7.0372 R: Virtual Interactions (1/38)
Elaine Brennan (EDITORS@BROWNVM.BITNET)
Thu, 23 Dec 1993 10:32:37 EST
Humanist Discussion Group, Vol. 7, No. 0372. Thursday, 23 Dec 1993.
Date: Tue 21 Dec 93 20:33:37-PST
From: Ken Laws <LAWS@ai.sri.com>
Subject: Re: 7.0365 Virtual Books (1/15)
James McSwain mentioned Howard Rheingold's new book. I haven't
read it, but I have read the Business Week review and I've heard
Howard on the radio. I think he's right that people want to
interact with other people. (That became evident from the
French Minitel system and from the extremely popular chat lines
on CompuServe and other services.) However, Howard Rheingold
has little experience with the nets outside The WELL, a very
elite net community that is active in the arts, environmental
concerns, and other social causes.
Email or newsgroup reading involves a single interface program
-- for any one person -- and is not too difficult to learn.
The richness of personal interaction easily pays back the
effort to learn this interface. It's harder to imagine
people ordering pizzas and bank statements from disparate
visual interfaces provided by individual service vendors.
Yet that has to be the next step.
I really think that Howard is missing the money angle.
There's no money to be made in people talking to people,
beyond basic communication charges. The large cash flows
are in other services, and those services will evolve
to the point that people are willing to pay for them
and to learn to use the interfaces. Acceptance will be
slow, but it will come.
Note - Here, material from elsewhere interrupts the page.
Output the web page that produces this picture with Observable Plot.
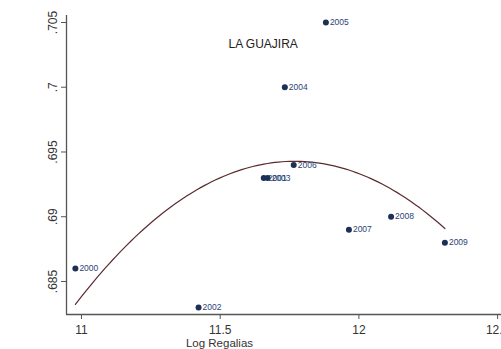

There will always be people talking
to people, but there will also be reporters summarizing
the discussions, authors selling their books, celebrity
interviews, fee-based data services, and everything else
that you find in other markets. Distribution costs are
near zero, so only a small audience is needed for each
service. We haven't worked out yet how to "draw a crowd"
to a new service, but advertising will also finds its place.
The commercial infrastructure is developing; whether rapidly
or slowly depends on your historical perspective.